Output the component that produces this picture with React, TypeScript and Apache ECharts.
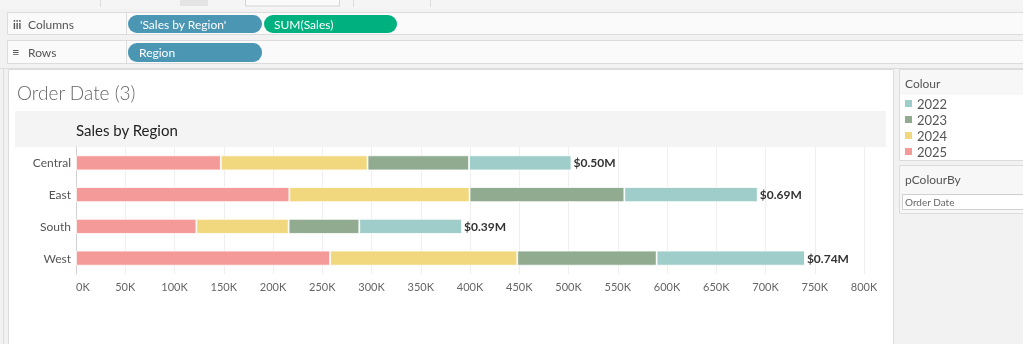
import React, { useEffect, useRef } from "react";
import * as echarts from "echarts";

const regions = ["Central", "East", "South", "West"];
const years = ["2022", "2023", "2024", "2025"];
const sales2025 = [147000, 216600, 122200, 257900];
const sales2024 = [149000, 183000, 93700, 190100];
const sales2023 = [103000, 157100, 71700, 141500];
const sales2022 = [104000, 135400, 104300, 150500];
const xTicksMax = 800000;
const xTickStep = 50000;

const colours: Record<string, string> = {
  "2022": "#9fcdc9",
  "2023": "#90ab90",
  "2024": "#f1d87f",
  "2025": "#f49a98",
};

const FONT = "Lato, 'Noto Sans', sans-serif";

export default function App() {
  const ref = useRef<HTMLDivElement>(null);
  useEffect(() => {
    if (!ref.current) return;
    const chart = echarts.init(ref.current, undefined, { renderer: "svg" });
    const totals = regions.map(
      (_, i) => sales2025[i] + sales2024[i] + sales2023[i] + sales2022[i]
    );
    const seriesData: [string, number[]][] = [
      ["2025", sales2025],
      ["2024", sales2024],
      ["2023", sales2023],
      ["2022", sales2022],
    ];
    const series: any[] = seriesData.map(([name, data]) => ({
      name,
      type: "bar",
      stack: "total",
      data,
      barWidth: 15,
      itemStyle: { color: colours[name], borderColor: "#ffffff", borderWidth: 0.8 },
      emphasis: { disabled: true },
      label:
        name === "2022"
          ? {
              show: true,
              position: "right",
              distance: 2,
              color: "#333",
              fontFamily: FONT,
              fontWeight: "bold",
              fontSize: 12,
              formatter: (p: any) => "$" + (totals[p.dataIndex] / 1e6).toFixed(2) + "M",
            }
          : { show: false },
    }));

    const txt = (text: string, x: number, y: number, font: string, fill: string, extra: any = {}) => ({
      type: "text",
      x,
      y,
      silent: true,
      style: { text, font, fill, verticalAlign: "middle", ...extra },
    });
    const rect = (x: number, y: number, w: number, h: number, fill: string, stroke?: string, r?: number) => ({
      type: "rect",
      silent: true,
      shape: { x, y, width: w, height: h, r: r || 0 },
      style: { fill, stroke: stroke || null, lineWidth: 1 },
    });
    const vline = (x: number, y1: number, y2: number, c: string) => ({
      type: "line",
      silent: true,
      shape: { x1: x, y1, x2: x, y2 },
      style: { stroke: c, lineWidth: 1 },
    });
    const hline = (y: number, x1: number, x2: number, c: string) => ({
      type: "line",
      silent: true,
      shape: { x1, y1: y, x2, y2: y },
      style: { stroke: c, lineWidth: 1 },
    });

    const graphic: any[] = [
      rect(0, 0, 1023, 344, "#f2f2f2"),
      // top strip
      rect(0, 0, 1023, 9, "#f5f5f5"),
      rect(180, 0, 28, 6, "#e4e4e4"),
      rect(245.5, -1, 94, 7, "#fafafa", "#d4d4d4"),
      vline(100.5, 0, 7, "#dcdcdc"),
      vline(353.5, 0, 7, "#dcdcdc"),
      vline(430.5, 0, 7, "#dcdcdc"),
      // shelves
      rect(7.5, 12.5, 1020, 22, "#fafafa", "#dcdcdc"),
      vline(126.5, 13, 34, "#dcdcdc"),
      rect(7.5, 40.5, 1020, 23, "#fafafa", "#dcdcdc"),
      vline(126.5, 41, 63, "#dcdcdc"),
      txt("iii", 13, 24, "bold 11px " + FONT, "#555"),
      txt("Columns", 28, 24, "12px " + FONT, "#555"),
      txt("\u2261", 12, 52, "13px " + FONT, "#555"),
      txt("Rows", 28, 52, "12px " + FONT, "#555"),
      rect(128, 15, 134, 18, "#4a96b3", undefined, 9),
      txt("'Sales by Region'", 140, 24, "12px " + FONT, "#ffffff"),
      rect(264, 15, 133, 18, "#00b180", undefined, 9),
      txt("SUM(Sales)", 274, 24, "12px " + FONT, "#ffffff"),
      rect(128, 43, 134, 19, "#4a96b3", undefined, 9),
      txt("Region", 139, 52.5, "12px " + FONT, "#ffffff"),
      // worksheet
      hline(68.5, 0, 1023, "#dcdcdc"),
      vline(3.5, 69, 344, "#dcdcdc"),
      rect(8.5, 69.5, 885, 280, "#ffffff", "#dcdcdc"),
      txt("Order Date (3)", 17, 92, "300 19px " + FONT, "#666"),
      rect(15, 111, 871, 36, "#f4f4f4"),
      txt("Sales by Region", 76, 130, "15px " + FONT, "#222"),
      // legend card
      rect(899.5, 69.5, 130, 91, "#ffffff", "#dcdcdc"),
      rect(900, 70, 130, 25, "#f7f7f7"),
      txt("Colour", 905, 83, "12px " + FONT, "#555"),
      // parameter card
      rect(899.5, 165.5, 130, 48, "#f7f7f7", "#dcdcdc"),
      txt("pColourBy", 905, 179, "12px " + FONT, "#555"),
      rect(902.5, 194.5, 125, 15, "#ffffff", "#cfcfcf"),
      txt("Order Date", 905, 202, "10px " + FONT, "#666"),
    ];

    chart.setOption({
      animation: false,
      textStyle: { fontFamily: FONT },
      graphic: { elements: graphic },
      legend: {
        data: years,
        orient: "vertical",
        left: 903,
        top: 97,
        padding: 0,
        itemWidth: 9,
        itemHeight: 9,
        itemGap: 3,
        icon: "rect",
        selectedMode: false,
        textStyle: { fontSize: 13, lineHeight: 13, color: "#555", fontFamily: FONT, padding: [0, 0, 0, -1] },
        z: 10,
      },
      grid: { left: 76, width: 788, top: 147, height: 127, containLabel: false, z: 5 },
      xAxis: {
        type: "value",
        min: 0,
        max: xTicksMax,
        interval: xTickStep,
        axisLine: { show: false },
        axisTick: { show: false },
        splitLine: { show: true, lineStyle: { color: "#efefef", width: 1 } },
        axisLabel: {
          color: "#666",
          fontSize: 11,
          margin: 7,
          fontFamily: FONT,
          alignMinLabel: "left",
          formatter: (v: number) => v / 1000 + "K",
        },
      },
      yAxis: {
        type: "category",
        data: regions,
        inverse: true,
        axisLine: { show: true, lineStyle: { color: "#cccccc", type: "dotted" } },
        axisTick: { show: false },
        axisLabel: { color: "#555", fontSize: 12, margin: 5, fontFamily: FONT },
      },
      series,
    });
    return () => chart.dispose();
  }, []);
  return (
    <div
      ref={ref}
      style={{ position: "fixed", left: 0, top: 0, width: 1023, height: 344 }}
    />
  );
}
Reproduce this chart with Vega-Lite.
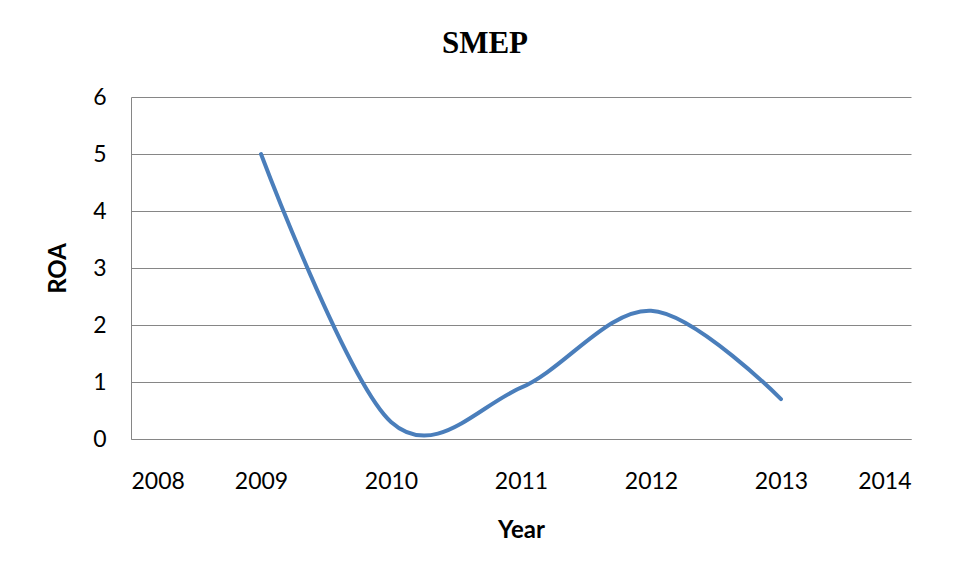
{
  "$schema": "https://vega.github.io/schema/vega-lite/v6.json",
  "width": 780,
  "height": 342,
  "autosize": "none",
  "padding": {"left": 131, "top": 97, "right": 47, "bottom": 141},
  "background": "white",
  "title": {
    "text": "SMEP",
    "font": "Liberation Serif",
    "fontSize": 31,
    "fontWeight": "bold",
    "color": "black",
    "anchor": "middle",
    "dx": -36,
    "offset": 26
  },
  "data": {
    "values": [
      {"Year": 2009, "ROA": 5.0},
      {"Year": 2010, "ROA": 0.3},
      {"Year": 2011, "ROA": 0.9},
      {"Year": 2012, "ROA": 2.25},
      {"Year": 2013, "ROA": 0.7}
    ]
  },
  "mark": {"type": "line", "interpolate": "cardinal", "color": "#4a7ebb", "strokeWidth": 4, "strokeCap": "round"},
  "encoding": {
    "x": {
      "field": "Year",
      "type": "quantitative",
      "scale": {"domain": [2008, 2014], "nice": false, "zero": false},
      "axis": {
        "values": [2008, 2009, 2010, 2011, 2012, 2013, 2014],
        "format": "d",
        "grid": false,
        "ticks": false,
        "domainColor": "#868686",
        "domainWidth": 1,
        "labelFont": "Lato",
        "labelFontSize": 23,
        "labelColor": "black",
        "labelPadding": 31,
        "title": "Year",
        "titleFont": "Lato",
        "titleFontSize": 24,
        "titleFontWeight": "bold",
        "titleColor": "black",
        "titlePadding": 25
      }
    },
    "y": {
      "field": "ROA",
      "type": "quantitative",
      "scale": {"domain": [0, 6], "nice": false},
      "axis": {
        "values": [0, 1, 2, 3, 4, 5, 6],
        "grid": true,
        "gridColor": "#868686",
        "gridWidth": 1,
        "ticks": false,
        "domainColor": "#868686",
        "labelFont": "Lato",
        "labelFontSize": 23,
        "labelColor": "black",
        "labelPadding": 25,
        "title": "ROA",
        "titleFont": "Lato",
        "titleFontSize": 24,
        "titleFontWeight": "bold",
        "titleColor": "black",
        "titlePadding": 22
      }
    }
  },
  "config": {"view": {"stroke": null}}
}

#####

- **REQUIRED TASK**
Leave out the pictures. Transcribe only the lines above, from the first through the one that contains "const xTickStep = 50000;".

- **RESPONSE TO THIS EXERCISE**
Output the component that produces this picture with React, TypeScript and Apache ECharts.
import React, { useEffect, useRef } from "react";
import * as echarts from "echarts";

const regions = ["Central", "East", "South", "West"];
const years = ["2022", "2023", "2024", "2025"];
const sales2025 = [147000, 216600, 122200, 257900];
const sales2024 = [149000, 183000, 93700, 190100];
const sales2023 = [103000, 157100, 71700, 141500];
const sales2022 = [104000, 135400, 104300, 150500];
const xTicksMax = 800000;
const xTickStep = 50000;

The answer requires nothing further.